§ **Aim of the exercise**
Leaving out every picture, retype the lines below from the top through the one that contains "Y_RANGE = [-101.6, 399.5]".

§ **Data segment**

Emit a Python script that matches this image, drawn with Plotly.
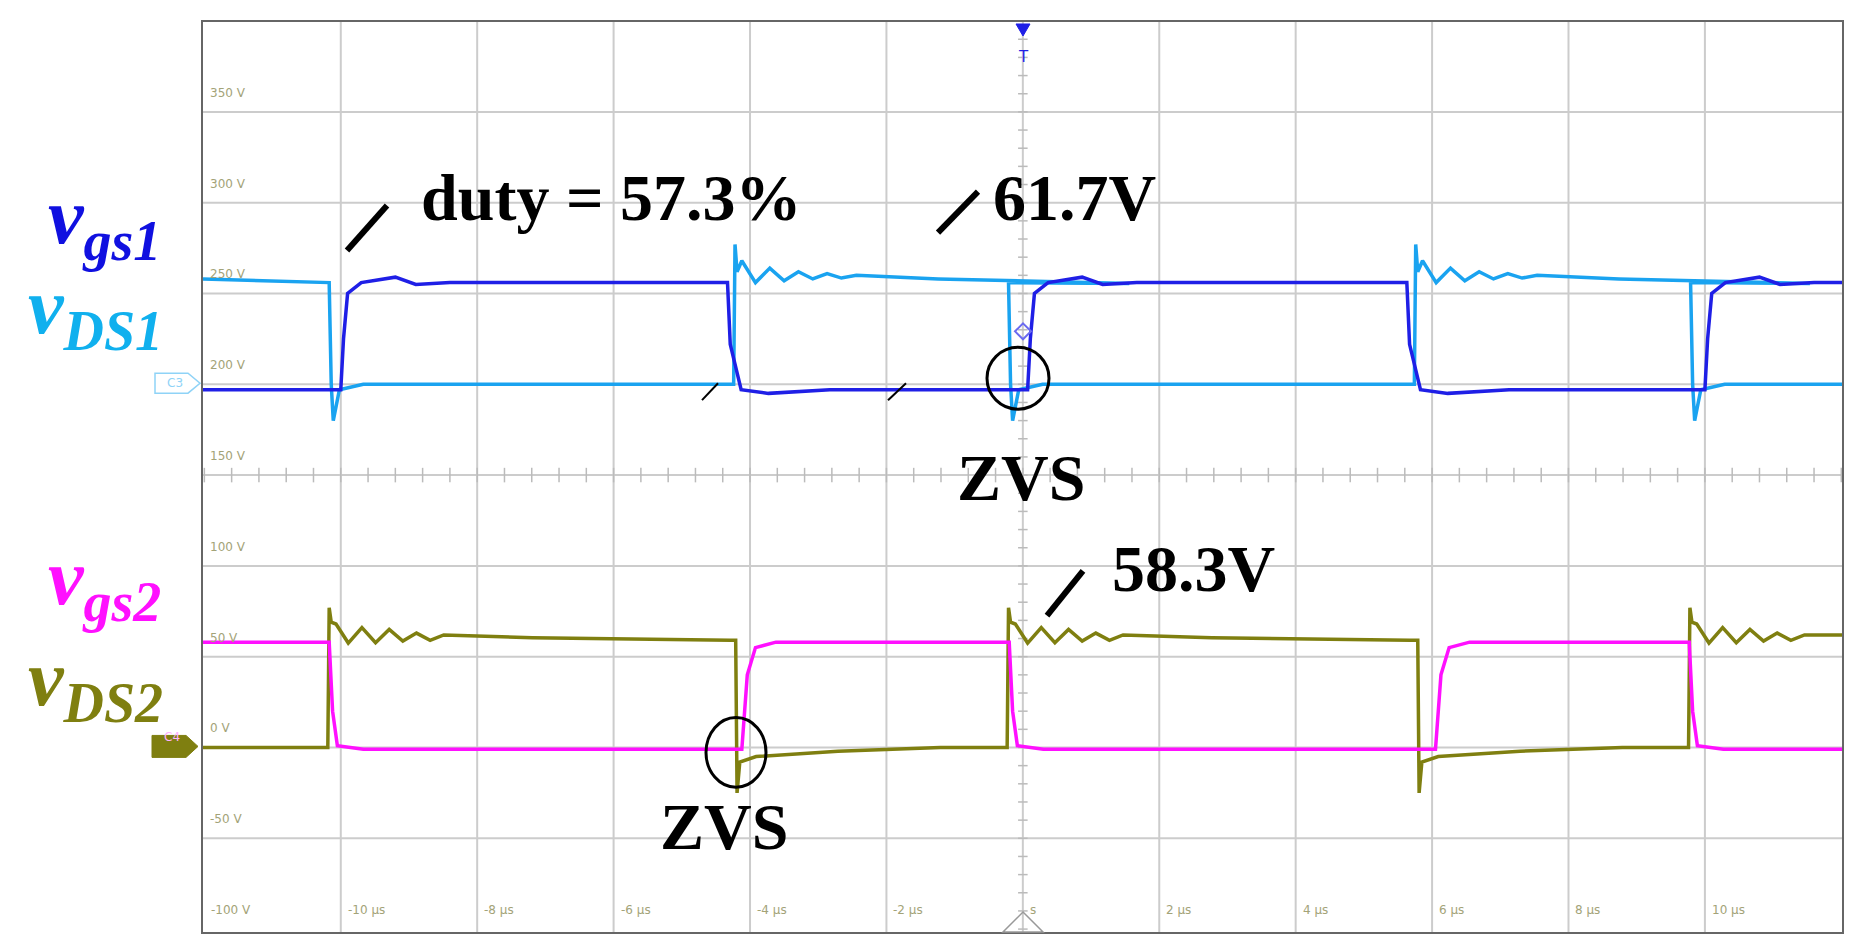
import plotly.graph_objects as go

# -----------------------------
# data (time in us, voltage in V)
# -----------------------------
# edge times
VGS1_RISE = [-10.0, 0.07, 10.0]
VGS1_FALL = [-4.33, 5.63]
VDS1_FALL = [-10.17, -0.21, 9.79]
VDS1_RISE = [-4.24, 5.74]
VGS2_FALL = [-10.17, -0.20, 9.77]
VGS2_RISE = [-4.12, 6.05]
VDS2_RISE = [-10.19, -0.23, 9.76]
VDS2_FALL = [-4.21, 5.79]

# edge shapes: offset after the edge (us) and level (V)
VGS1_UP_DT = [0, 0.04, 0.1, 0.3, 0.8, 1.1, 1.6]
VGS1_UP_V = [197, 225, 250, 256, 259, 255, 256]
VGS1_DN_DT = [0, 0.04, 0.2, 0.6, 1.5]
VGS1_DN_V = [256, 222, 197, 195, 197]
VDS1_DN_DT = [0, 0.03, 0.06, 0.15, 0.5]
VDS1_DN_V = [256, 200, 180, 197, 200]
VDS1_UP_DT = [0, 0.02, 0.05, 0.12, 0.32, 0.53, 0.74, 0.95, 1.16, 1.37, 1.58, 1.8, 3.0, 5.8]
VDS1_UP_V = [200, 277, 262, 268, 256, 264, 257, 262, 258, 261, 258.5, 260, 258, 255.5]

VGS2_DN_DT = [0, 0.05, 0.12, 0.5]
VGS2_DN_V = [58, 20, 1, -1]
VGS2_UP_DT = [0, 0.08, 0.2, 0.5]
VGS2_UP_V = [-1, 40, 55, 58]
VDS2_UP_DT = [0, 0.02, 0.05, 0.12, 0.3, 0.5, 0.7, 0.9, 1.1, 1.3, 1.5, 1.7, 3.0, 5.9]
VDS2_UP_V = [0, 77, 69, 68, 57.5, 66, 57.7, 65, 58.6, 63, 59, 62, 60.5, 59]
VDS2_DN_DT = [0, 0.02, 0.06, 0.3, 1.5, 3.0]
VDS2_DN_V = [59, -25, -8, -5, -2, 0]

Y_TICKS = [350, 300, 250, 200, 150, 100, 50, 0, -50]
X_TICKS = [-10, -8, -6, -4, -2, 2, 4, 6, 8, 10]

X_RANGE = [-12.02, 12.01]
Y_RANGE = [-101.6, 399.5]


def build(start_level, edges):
    # edges: list of (time, dt list, v list)
    xs, ys = [X_RANGE[0]], [start_level]
    for t, dts, vs in sorted(edges, key=lambda e: e[0]):
        for d, v in zip(dts, vs):
            if t + d <= X_RANGE[1]:
                xs.append(t + d)
                ys.append(v)
    xs.append(X_RANGE[1])
    ys.append(ys[-1])
    return xs, ys


vgs1 = build(197, [(t, VGS1_UP_DT, VGS1_UP_V) for t in VGS1_RISE] +
             [(t, VGS1_DN_DT, VGS1_DN_V) for t in VGS1_FALL])
vds1 = build(258, [(t, VDS1_DN_DT, VDS1_DN_V) for t in VDS1_FALL] +
             [(t, VDS1_UP_DT, VDS1_UP_V) for t in VDS1_RISE])
vgs2 = build(58, [(t, VGS2_DN_DT, VGS2_DN_V) for t in VGS2_FALL] +
             [(t, VGS2_UP_DT, VGS2_UP_V) for t in VGS2_RISE])
vds2 = build(0, [(t, VDS2_UP_DT, VDS2_UP_V) for t in VDS2_RISE] +
             [(t, VDS2_DN_DT, VDS2_DN_V) for t in VDS2_FALL])

# screen pixel -> paper helpers (plot area 203..1842 x 20..932 on screen)
L, R, T, B = 203, 1842, 20, 932
OFF = 8  # page body margin


def px(x):
    return (x - L) / (R - L)


def py(y):
    return (B - y) / (B - T)


fig = go.Figure()
fig.add_trace(go.Scatter(x=vds1[0], y=vds1[1], mode="lines", line=dict(color="#1aa3f0", width=3.5)))
fig.add_trace(go.Scatter(x=vgs1[0], y=vgs1[1], mode="lines", line=dict(color="#1f1fe6", width=3.5)))
fig.add_trace(go.Scatter(x=vds2[0], y=vds2[1], mode="lines", line=dict(color="#7f7f10", width=3.5)))
fig.add_trace(go.Scatter(x=vgs2[0], y=vgs2[1], mode="lines", line=dict(color="#ff10ff", width=3.5)))

shapes = []
grid = dict(color="#cccccc", width=2)
for xv in X_TICKS + [0]:
    shapes.append(dict(type="line", xref="x", yref="paper", x0=xv, x1=xv, y0=0, y1=1, line=grid, layer="below"))
for yv in Y_TICKS:
    shapes.append(dict(type="line", xref="paper", yref="y", x0=0, x1=1, y0=yv, y1=yv, line=grid, layer="below"))
# minor ticks on the centre lines
for i in range(-30, 31):
    xv = i * 0.4
    if X_RANGE[0] < xv < X_RANGE[1]:
        shapes.append(dict(type="line", xref="x", yref="y", x0=xv, x1=xv, y0=146, y1=154,
                           line=dict(color="#bbbbbb", width=1.5), layer="below"))
for i in range(-10, 41):
    yv = i * 10
    shapes.append(dict(type="line", xref="x", yref="y", x0=-0.07, x1=0.07, y0=yv, y1=yv,
                       line=dict(color="#bbbbbb", width=1.5), layer="below"))

# hand-drawn slashes and circles
for x0, y0, x1, y1, w in [(347, 249, 387, 204, 6), (938, 231, 978, 190, 6), (1047, 615, 1083, 570, 6),
                          (702, 399, 718, 382, 2), (888, 399, 906, 382, 2)]:
    shapes.append(dict(type="line", xref="paper", yref="paper", x0=px(x0), y0=py(y0), x1=px(x1), y1=py(y1),
                       line=dict(color="black", width=w)))
for cx, cy, rx, ry in [(1018, 377, 31, 31), (736, 752, 30, 35)]:
    shapes.append(dict(type="circle", xref="paper", yref="paper", x0=px(cx - rx), x1=px(cx + rx),
                       y0=py(cy + ry), y1=py(cy - ry), line=dict(color="black", width=3)))


# channel markers, trigger marks
def path(pts):
    return "M " + " L ".join(f"{px(a)},{py(b)}" for a, b in pts) + " Z"


shapes.append(dict(type="path", xref="paper", yref="paper",
                   path=path([(155, 372), (188, 372), (200, 382), (188, 392), (155, 392)]),
                   line=dict(color="#8fd3f7", width=1.5), fillcolor="rgba(0,0,0,0)"))
shapes.append(dict(type="path", xref="paper", yref="paper",
                   path=path([(152, 735), (186, 735), (198, 746), (186, 757), (152, 757)]),
                   line=dict(color="#7f7f10", width=1), fillcolor="#7f7f10"))
shapes.append(dict(type="path", xref="paper", yref="paper",
                   path=path([(1016, 22), (1030, 22), (1023, 34)]),
                   line=dict(color="#1f1fe6", width=1), fillcolor="#1f1fe6"))
shapes.append(dict(type="path", xref="paper", yref="paper",
                   path=path([(1023, 322), (1031, 330), (1023, 338), (1015, 330)]),
                   line=dict(color="#6a6af0", width=2), fillcolor="rgba(0,0,0,0)"))
shapes.append(dict(type="path", xref="paper", yref="paper",
                   path=path([(1023, 912), (1043, 932), (1003, 932)]),
                   line=dict(color="#999999", width=1.5), fillcolor="rgba(0,0,0,0)"))

ann = []
lab = dict(family="DejaVu Sans", size=12, color="#a3a378")
for yv in Y_TICKS:
    ann.append(dict(xref="paper", yref="y", x=px(208), y=yv, yshift=10, text=f"{yv} V",
                    showarrow=False, xanchor="left", yanchor="bottom", font=lab))
ann.append(dict(xref="paper", yref="paper", x=px(209), y=py(910), text="-100 V",
                showarrow=False, xanchor="left", yanchor="middle", font=lab))
for xv in X_TICKS:
    ann.append(dict(xref="x", yref="paper", x=xv, y=py(910), xshift=5, text=f"{xv} µs",
                    showarrow=False, xanchor="left", yanchor="middle", font=lab))
ann.append(dict(xref="paper", yref="paper", x=px(1028), y=py(910), text="s",
                showarrow=False, xanchor="left", yanchor="middle", font=lab))
ann.append(dict(xref="paper", yref="paper", x=px(1023), y=py(44), text="T", xanchor="center",
                showarrow=False, font=dict(family="DejaVu Sans", size=15, color="#1f1fe6")))
ann.append(dict(xref="paper", yref="paper", x=px(175), y=py(382), text="C3", xanchor="center",
                showarrow=False, font=dict(family="DejaVu Sans", size=12, color="#8fd3f7")))
ann.append(dict(xref="paper", yref="paper", x=px(172), y=py(746), text="C4", xanchor="center",
                showarrow=False, font=dict(family="DejaVu Sans", size=12, color="#ffb0ff")))

serif = "Liberation Serif"
for text, x, y, col in [("v<sub>gs1</sub>", 104, 220, "#1010e0"), ("v<sub>DS1</sub>", 95, 311, "#10b0ee"),
                        ("v<sub>gs2</sub>", 104, 582, "#ff10ff"), ("v<sub>DS2</sub>", 95, 683, "#7f7f10")]:
    ann.append(dict(xref="paper", yref="paper", x=px(x), y=py(y), text=f"<b><i>{text}</i></b>",
                    xanchor="center", yanchor="middle",
                    showarrow=False, font=dict(family=serif, size=80, color=col)))
for text, x, y in [("duty = 57.3%", 611, 196), ("61.7V", 1074, 196), ("58.3V", 1193, 568),
                   ("ZVS", 1021, 476), ("ZVS", 724, 826)]:
    ann.append(dict(xref="paper", yref="paper", x=px(x), y=py(y), text=f"<b>{text}</b>",
                    xanchor="center", yanchor="middle",
                    showarrow=False, font=dict(family=serif, size=66, color="black")))

fig.update_layout(
    width=1857, height=938,
    margin=dict(l=L - OFF, r=1857 - R + OFF, t=T - OFF, b=938 - B + OFF),
    paper_bgcolor="white", plot_bgcolor="white",
    showlegend=False, shapes=shapes, annotations=ann,
    xaxis=dict(range=X_RANGE, showgrid=False, zeroline=False, showticklabels=False,
               showline=True, mirror=True, linecolor="#666666", linewidth=2),
    yaxis=dict(range=Y_RANGE, showgrid=False, zeroline=False, showticklabels=False,
               showline=True, mirror=True, linecolor="#666666", linewidth=2),
)

fig.write_html("out.html")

§ **Exercise solution**
Emit a Python script that matches this image, drawn with Plotly.
import plotly.graph_objects as go

# -----------------------------
# data (time in us, voltage in V)
# -----------------------------
# edge times
VGS1_RISE = [-10.0, 0.07, 10.0]
VGS1_FALL = [-4.33, 5.63]
VDS1_FALL = [-10.17, -0.21, 9.79]
VDS1_RISE = [-4.24, 5.74]
VGS2_FALL = [-10.17, -0.20, 9.77]
VGS2_RISE = [-4.12, 6.05]
VDS2_RISE = [-10.19, -0.23, 9.76]
VDS2_FALL = [-4.21, 5.79]

# edge shapes: offset after the edge (us) and level (V)
VGS1_UP_DT = [0, 0.04, 0.1, 0.3, 0.8, 1.1, 1.6]
VGS1_UP_V = [197, 225, 250, 256, 259, 255, 256]
VGS1_DN_DT = [0, 0.04, 0.2, 0.6, 1.5]
VGS1_DN_V = [256, 222, 197, 195, 197]
VDS1_DN_DT = [0, 0.03, 0.06, 0.15, 0.5]
VDS1_DN_V = [256, 200, 180, 197, 200]
VDS1_UP_DT = [0, 0.02, 0.05, 0.12, 0.32, 0.53, 0.74, 0.95, 1.16, 1.37, 1.58, 1.8, 3.0, 5.8]
VDS1_UP_V = [200, 277, 262, 268, 256, 264, 257, 262, 258, 261, 258.5, 260, 258, 255.5]

VGS2_DN_DT = [0, 0.05, 0.12, 0.5]
VGS2_DN_V = [58, 20, 1, -1]
VGS2_UP_DT = [0, 0.08, 0.2, 0.5]
VGS2_UP_V = [-1, 40, 55, 58]
VDS2_UP_DT = [0, 0.02, 0.05, 0.12, 0.3, 0.5, 0.7, 0.9, 1.1, 1.3, 1.5, 1.7, 3.0, 5.9]
VDS2_UP_V = [0, 77, 69, 68, 57.5, 66, 57.7, 65, 58.6, 63, 59, 62, 60.5, 59]
VDS2_DN_DT = [0, 0.02, 0.06, 0.3, 1.5, 3.0]
VDS2_DN_V = [59, -25, -8, -5, -2, 0]

Y_TICKS = [350, 300, 250, 200, 150, 100, 50, 0, -50]
X_TICKS = [-10, -8, -6, -4, -2, 2, 4, 6, 8, 10]

X_RANGE = [-12.02, 12.01]
Y_RANGE = [-101.6, 399.5]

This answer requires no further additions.